No less important is the need to clear up misunderstandings about where Europe's borders begin and end. Of crucial significance in this regard is the position of Turkey, which some EU states want to exclude for ever, but to which Britain and France in particular want to hold open the prospect of membership.

This issue has not only split the EU down the middle, but has also caused a needless dispute with the US, which sees Turkish association with Europe as an essential anchor of its pro-American regional security role.

Given its population of 62 million, its economic underdevelopment, its Kurdish civil war and its problematic record on human rights and military involvement in politics, it is hard to see how Turkey could join the EU as of today. Yet the argument of some EU states - that, as an Islamic country, Turkey can never be part of Europe - is fatuous, ignores the similarities between Turkey and Muslim-populated EU countries, and contradicts the liberal values that the EU should be upholding.

Now of all times is not the moment for the EU to retreat into its shell. It needs to take on challenges, not shy away from them. The turmoil in Albania cried out for energetic EU engagement, not a response that amounted to throwing up the drawbridge and letting Albanians drown in the suffering of an unwanted corner of Europe.

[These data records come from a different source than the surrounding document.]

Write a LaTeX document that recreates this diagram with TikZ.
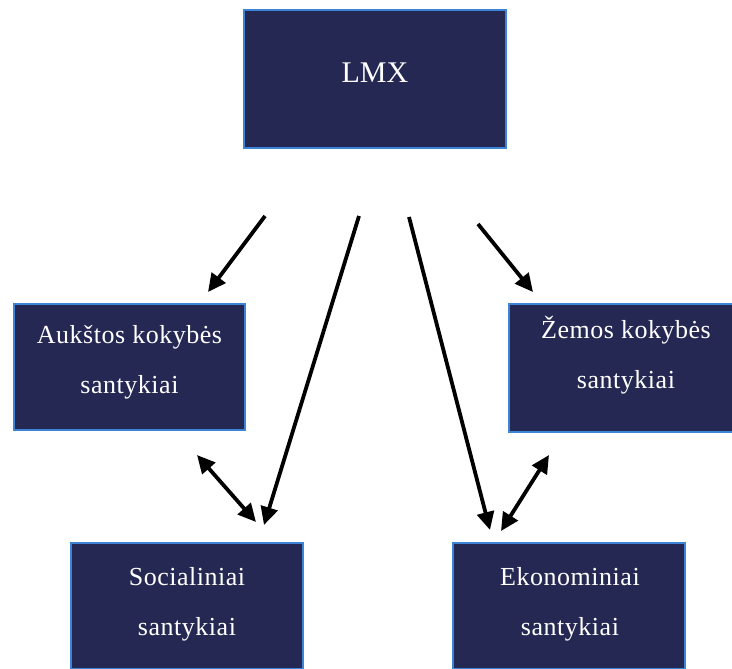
\documentclass[tikz,border=0pt]{standalone}
\usepackage{fontspec}
\setmainfont{Liberation Serif}
\newfontfamily\boxfont[LetterSpace=2]{Liberation Serif}
\usetikzlibrary{arrows.meta}

\definecolor{boxfill}{RGB}{38,40,84}
\definecolor{boxedge}{RGB}{62,132,214}

\tikzset{
  box/.style={draw=boxedge, line width=2pt, fill=boxfill, rectangle,
    inner sep=0pt},
  lbl/.style={text=white, align=center, inner sep=0pt,
    font=\boxfont\fontsize{26}{50}\selectfont},
  title/.style={text=white, inner sep=0pt,
    font=\fontsize{30}{36}\selectfont},
  link/.style={line width=3.8pt, -{Triangle[length=18pt,width=17pt]}},
  both/.style={line width=3.8pt,
    {Triangle[length=18pt,width=17pt]}-{Triangle[length=18pt,width=17pt]}}
}

\begin{document}
\begin{tikzpicture}[x=1pt,y=-1pt]
  \useasboundingbox (0,0) rectangle (732,669);

  % boxes
  \node[box, minimum width=262pt, minimum height=138pt] (lmx) at (375,79) {};
  \node[box, minimum width=231pt, minimum height=126pt] (high) at (129.5,367) {};
  \node[box, minimum width=231pt, minimum height=128pt] (low) at (624.5,368) {};
  \node[box, minimum width=232pt, minimum height=126pt] (soc) at (187,606) {};
  \node[box, minimum width=232pt, minimum height=126pt] (eco) at (569,606) {};

  % labels
  \node[title] (lmxt) at (375,73) {LMX};
  \node[lbl] (hight) at (129.5,362) {Aukštos kokybės\\santykiai};
  \node[lbl] (lowt) at (626,355) {Žemos kokybės\\santykiai};
  \node[lbl] (soct) at (187,604) {Socialiniai\\santykiai};
  \node[lbl] (ecot) at (570,604) {Ekonominiai\\santykiai};

  % connector end points
  \coordinate (a1) at (265,216);  \coordinate (a1e) at (208,292);
  \coordinate (a2) at (359,216);  \coordinate (a2e) at (264,525);
  \coordinate (a3) at (409,217);  \coordinate (a3e) at (490,530);
  \coordinate (a4) at (478,224);  \coordinate (a4e) at (533,292);
  \coordinate (b1) at (197,455);  \coordinate (b1e) at (256,522);
  \coordinate (b2) at (549,455);  \coordinate (b2e) at (501,531);

  % connectors
  \draw[link] (a1) -- (a1e);
  \draw[link] (a2) -- (a2e);
  \draw[link] (a3) -- (a3e);
  \draw[link] (a4) -- (a4e);
  \draw[both] (b1) -- (b1e);
  \draw[both] (b2) -- (b2e);
\end{tikzpicture}
\end{document}
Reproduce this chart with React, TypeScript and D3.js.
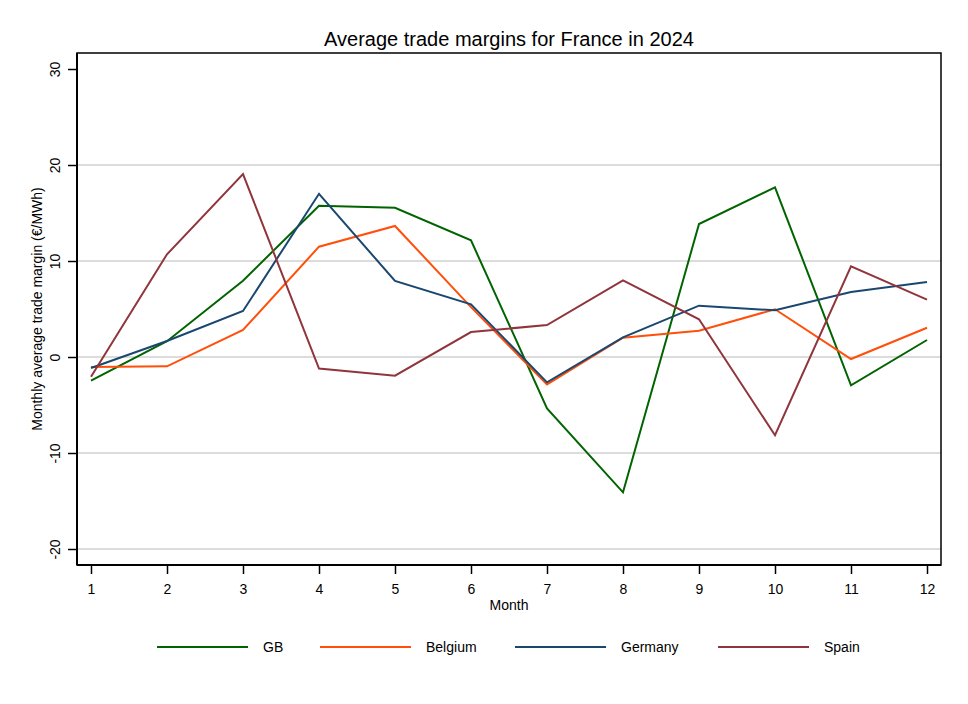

Last June the Czech President, Vaclav Havel, called on Europe "to rediscover, consciously embrace and in some way articulate its soul". The EU can do these things and, in the process, regain its confidence and redefine its identity. Its mission lies in central and eastern Europe, where with determination, imagination and generosity, it will achieve results every bit as laudable as those it secured in western Europe after 1957.